Friday, March 13, 2015

Heart Attack Friday



One year ago today . . .

After my father died of a heart attack at the age of 58, I had experienced sympathetic chest pains for months after the funeral. Despite being profoundly scared standing next to my father’s bed, knowing from that experience the symptoms of a failing heart, when my turn came over forty years later, I was not surprised I waited almost a full day before driving myself to the hospital, something the experts say you should never do. Famous last words in many cases, I guess, but the pain was hardly severe, not at all like the pain radiating across my father’s back that had made him sick to his stomach. What I thought while driving to the hospital—stopping at every red light—was getting a cure for the annoying discomfort before the weekend. I had books to read and writing to be done.
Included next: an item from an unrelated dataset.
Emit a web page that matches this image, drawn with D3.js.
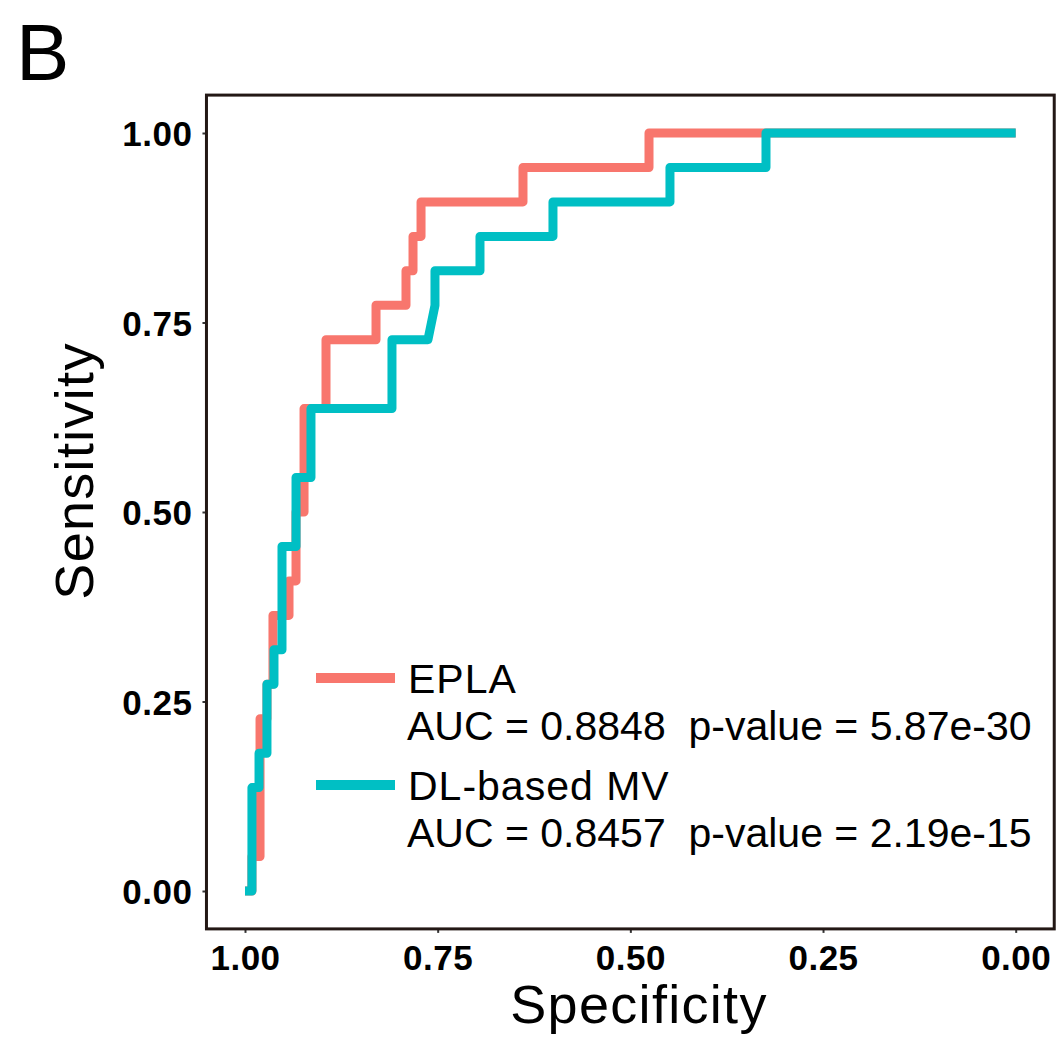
<!DOCTYPE html>
<html>
<head>
<meta charset="utf-8">
<script src="https://cdn.jsdelivr.net/npm/d3@7"></script>
<style>
  html, body { margin: 0; padding: 0; background: #ffffff; }
  svg { display: block; font-family: "Liberation Sans", Arial, Helvetica, sans-serif; }
</style>
</head>
<body>
<svg id="chart" width="1061" height="1039"></svg>
<script>
// ROC curve vertices (specificity, sensitivity) for each model
const eplaSpec = [1, 0.991, 0.991, 0.9805, 0.9805, 0.9715, 0.9715, 0.9637, 0.9637, 0.9429, 0.9429, 0.9338, 0.9338, 0.9234, 0.9234, 0.8949, 0.8949, 0.830, 0.830, 0.7911, 0.7911, 0.782, 0.782, 0.7716, 0.7716, 0.6393, 0.6393, 0.4758, 0.4758, 0];
const eplaSens = [0, 0, 0.0455, 0.0455, 0.2273, 0.2273, 0.2727, 0.2727, 0.3636, 0.3636, 0.4091, 0.4091, 0.5, 0.5, 0.6364, 0.6364, 0.7273, 0.7273, 0.7727, 0.7727, 0.8182, 0.8182, 0.8636, 0.8636, 0.9091, 0.9091, 0.9545, 0.9545, 1, 1];

const dlSpec = [1, 0.991, 0.991, 0.9818, 0.9818, 0.9715, 0.9715, 0.9624, 0.9624, 0.952, 0.952, 0.9338, 0.9338, 0.9144, 0.9144, 0.8093, 0.8093, 0.7626, 0.7535, 0.7535, 0.6951, 0.6951, 0.6004, 0.6004, 0.4486, 0.4486, 0.324, 0.324, 0];
const dlSens = [0, 0, 0.1364, 0.1364, 0.1818, 0.1818, 0.2727, 0.2727, 0.3182, 0.3182, 0.4545, 0.4545, 0.5455, 0.5455, 0.6364, 0.6364, 0.7273, 0.7273, 0.7727, 0.8182, 0.8182, 0.8636, 0.8636, 0.9091, 0.9091, 0.9545, 0.9545, 1, 1];

const seriesNames = ["EPLA", "DL-based MV"];
const seriesAUC = ["0.8848", "0.8457"];
const seriesP = ["5.87e-30", "2.19e-15"];
const seriesColors = ["#F8766D", "#00BFC4"];

const tickValues = [1.00, 0.75, 0.50, 0.25, 0.00];
const tickLabels = ["1.00", "0.75", "0.50", "0.25", "0.00"];

const panelLabel = "B";
const xTitle = "Specificity";
const yTitle = "Sensitivity";

const svg = d3.select("#chart");

// panel geometry (data range plus 5% padding on each side)
const x = d3.scaleLinear().domain([1, 0]).range([245, 1015.7]);
const y = d3.scaleLinear().domain([0, 1]).range([891, 133]);
const padX = (x.range()[1] - x.range()[0]) * 0.05;
const padY = (y.range()[0] - y.range()[1]) * 0.05;
const panelLeft = x.range()[0] - padX, panelRight = x.range()[1] + padX;
const panelTop = y.range()[1] - padY, panelBottom = y.range()[0] + padY;

const frameColor = "#231815";

// axes with short outward ticks
const xAxis = d3.axisBottom(x).tickValues(tickValues)
  .tickFormat((d, i) => tickLabels[i]).tickSize(4).tickPadding(12);
const yAxis = d3.axisLeft(y).tickValues(tickValues)
  .tickFormat((d, i) => tickLabels[i]).tickSize(4).tickPadding(10);

const gx = svg.append("g").attr("transform", `translate(0,${panelBottom})`).call(xAxis);
const gy = svg.append("g").attr("transform", `translate(${panelLeft},0)`).call(yAxis);
[gx, gy].forEach(g => {
  g.select(".domain").remove();
  g.selectAll(".tick line").attr("stroke", "#333333").attr("stroke-width", 2);
  g.selectAll(".tick text")
    .attr("fill", "#000000")
    .style("font-size", "35px")
    .style("font-weight", "bold")
    .style("letter-spacing", "0.5px");
});
gx.selectAll(".tick text").attr("dy", "0.71em");
gy.selectAll(".tick text").attr("dy", "0.36em");

// curves: EPLA underneath, DL-based MV on top
const line = d3.line().x(d => x(d[0])).y(d => y(d[1]));
const curves = [
  d3.zip(eplaSpec, eplaSens),
  d3.zip(dlSpec, dlSens)
];
curves.forEach((pts, i) => {
  svg.append("path")
    .datum(pts)
    .attr("d", line)
    .attr("fill", "none")
    .attr("stroke", seriesColors[i])
    .attr("stroke-width", 9)
    .attr("stroke-linejoin", "round")
    .attr("stroke-linecap", "butt");
});

// panel border
svg.append("rect")
  .attr("x", panelLeft).attr("y", panelTop)
  .attr("width", panelRight - panelLeft).attr("height", panelBottom - panelTop)
  .attr("fill", "none")
  .attr("stroke", frameColor)
  .attr("stroke-width", 3);

// legend inside the panel
const legendRows = [678, 785];
seriesNames.forEach((name, i) => {
  const ly = legendRows[i];
  svg.append("line")
    .attr("x1", 316).attr("x2", 395)
    .attr("y1", ly).attr("y2", ly)
    .attr("stroke", seriesColors[i])
    .attr("stroke-width", 10);
  svg.append("text")
    .attr("x", 408).attr("y", ly + 15)
    .style("font-size", "41px")
    .style("letter-spacing", "1px")
    .attr("fill", "#000")
    .text(name);
  svg.append("text")
    .attr("x", 407).attr("y", ly + 62)
    .style("font-size", "41px")
    .attr("fill", "#000")
    .attr("xml:space", "preserve")
    .style("white-space", "pre")
    .text(`AUC = ${seriesAUC[i]}  p-value = ${seriesP[i]}`);
});

// axis titles
svg.append("text")
  .attr("x", 639).attr("y", 1023)
  .attr("text-anchor", "middle")
  .style("font-size", "54px")
  .style("letter-spacing", "1.3px")
  .attr("fill", "#000")
  .text(xTitle);

svg.append("text")
  .attr("transform", "translate(93,471) rotate(-90)")
  .attr("text-anchor", "middle")
  .style("font-size", "54px")
  .style("letter-spacing", "1.3px")
  .attr("fill", "#000")
  .text(yTitle);

// panel letter
svg.append("text")
  .attr("x", 16).attr("y", 80)
  .style("font-size", "80px")
  .attr("fill", "#000")
  .text(panelLabel);
</script>
</body>
</html>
It began Thursday evening with discomfort behind the sternum, from stress I thought from financial concerns in retirement and because my wife was ill. Took aspirin and meds for my arthritis and went to bed. Awoke at 4:30 Friday morning—long before daylight—with the same discomfort and knew that was unusual but went back to sleep for a while, always the best way to escape concerns, or the best way to die for that matter, as several people I knew had done, to sleep, perchance to dream before sudden painless nothingness. Inclined as most men are when it comes to doctors and hospital, I put off doing anything, always aware of the discomfort and now some pain on the back of my left bicep—something felt plenty of times from arthritic pain in that shoulder. For short periods of time, the discomfort and bicep pain were joined by slight pain along the jawline and all were with me until early afternoon Friday.
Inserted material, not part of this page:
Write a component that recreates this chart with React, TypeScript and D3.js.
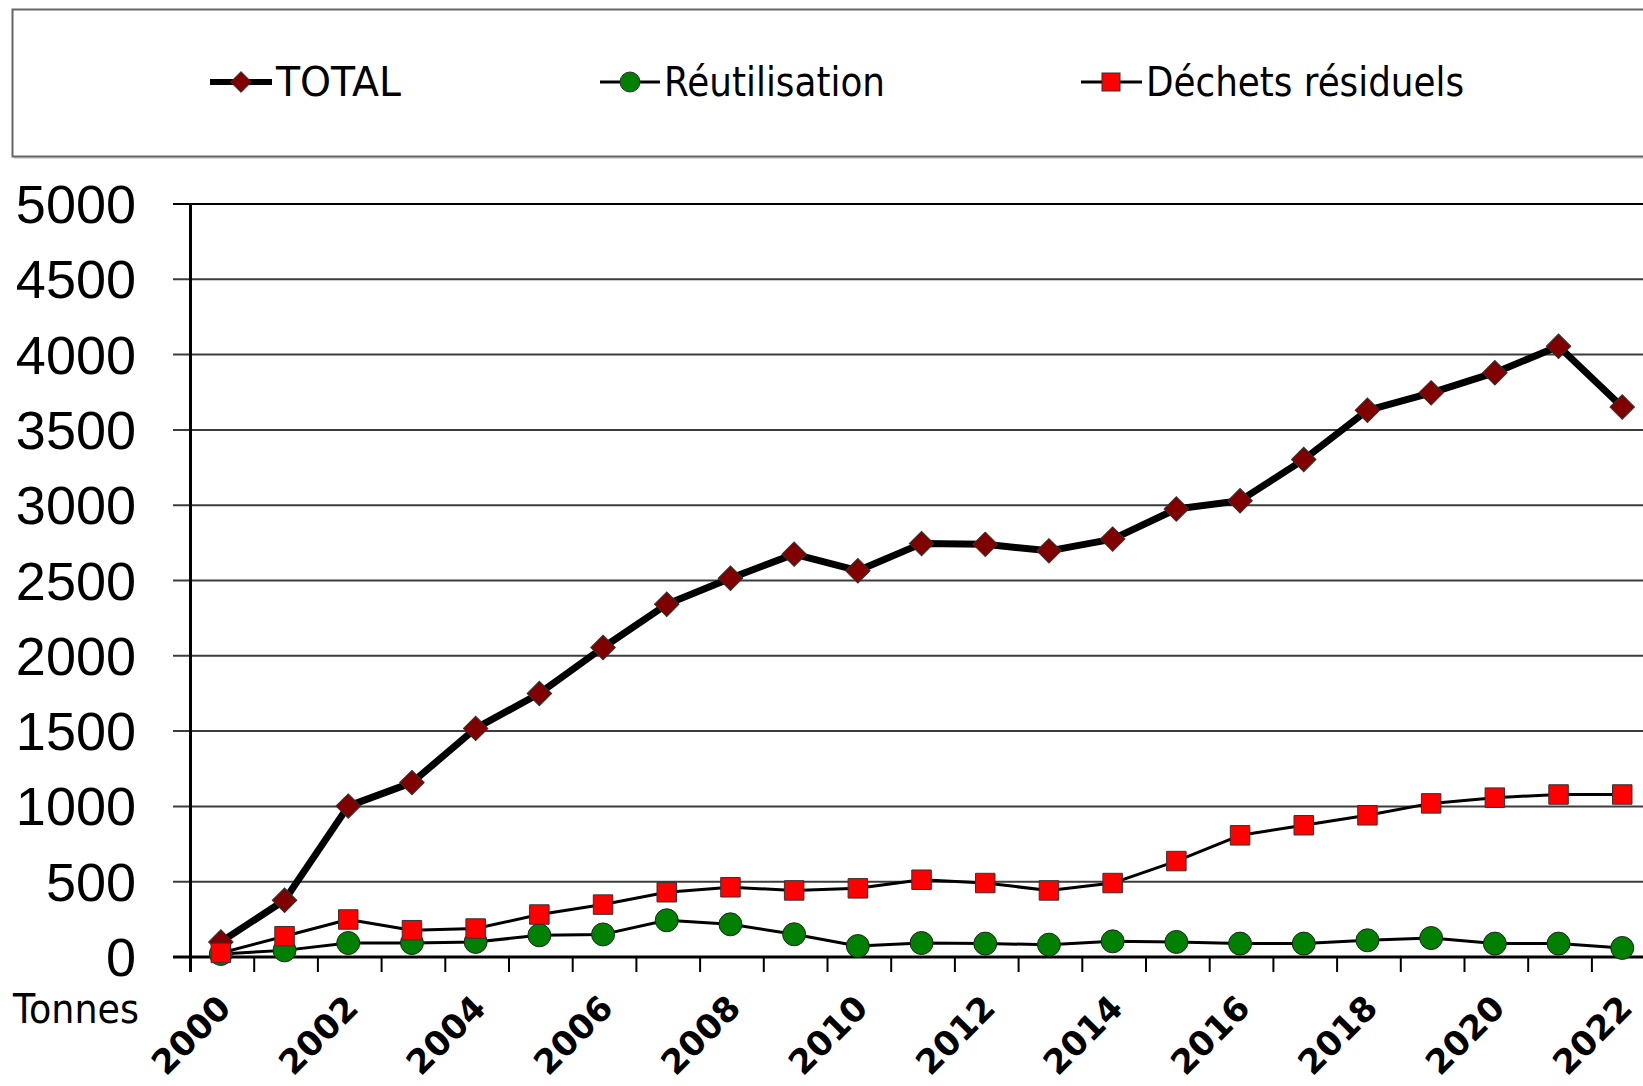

Getting admitted to the emergency room was rapid, dizzying. It became the beginning of the story of how to avoid paperwork and waiting in a room full of sick people. I told the ladies through the round hole in the glass, I know this may sound dramatic, but I need to see if I’m having a heart attack. From the moment of uttering those words until I was on the gurney in an operating room, naked except for a gown, shivering because it was so cold in the room until one of the men put a warmed blanket on me, in that span of an early quick EKG and an emergency room doctor asking if I knew I was in atrial fibrillation and had high blood pressure (no to the first, never ever had the second), from the moment of being on a gurney and racing down a hall while talking on a cell phone to Dee who was too sick to come to the hospital and telling her I was headed to the cath lab, from being amid a gathering heart team and after the cardiologist introducing himself and me sort of echoing my father by asking if the doctor was any good, from that first utterance about checking to see if I was having a heart attack to having a line installed from groin to heart along mysterious pathways and three stents installed in an artery with 99% blockage, in that time, thank you, thank you, thank you, far less than one hour had raced by.

I was never in a great deal of pain, feeling only flushed warmth during the procedure. There was some pain from two IVs, some slight pain from the shaved pubic start of the pathway to the heart. The endless blood gathering always hurt and bruised, but the most pain came from countless sticky contact pads for always awkward and tangled lifelines connected to them. Despite shaving various hairy areas, the worst pain was the removal of two hand-sized sticky pads stuck to chest and all the hairs upon it in case my heart needed some shock therapy. After just one firmly fixed pad was yanked off I was ready to confess all the bad things I had ever done.

There is always a value to serious illness. After my daughter’s battle with encephalitis, it was learning not to sweat the countless and ultimately meaningless small stuff that makes up so much of life. Her illness also brought an appreciation of living in the moment. True of all serious illness, I guess. But I learned something entirely different from having a heart attack.

Dreading it despite knowing it is mostly an infinitesimal part of living, I have always been afraid of the actual act of dying since I was old enough to understand the process. Somehow, lying there on the table before snaking a line up to my heart and installing three stents to save my life, despite knowing I could go into a full-blown attack and die, I felt no great fear, and part of that may have been the speed of the process from when I first spoke to the lady at the ER window. It was a feeling that one of the shoes had dropped, that finally the end process had become visible. Not that I wanted it or welcomed it, but it was a dance with the actual end game that binds all humans most strongly to each other.

I am not sure what the lack of fear during that dance with mortality meant ultimately. Maybe I became a slightly better person. Wife and children would have welcomed that early on. Maybe I appreciated even more the time I had left, a grand gift, enjoying family and watching granddaughters grow into beautifully brilliant young women. But other nagging fears crept in, no doubt to balance my earlier lack of fear when I was having the heart attack, small daily concerns: the blood thinner that immediately created problems; being told not to miss taking another drug because I now had foreign bodies in my artery and the body loves to clot around anything not its own.

Lovely.

A half-century after my father died from his heart attack, two decades after Jennifer’s illness, I was just glad there was another lesson learned from my illness: sometimes you do have to sweat some of the small stuff because some of it can kill you.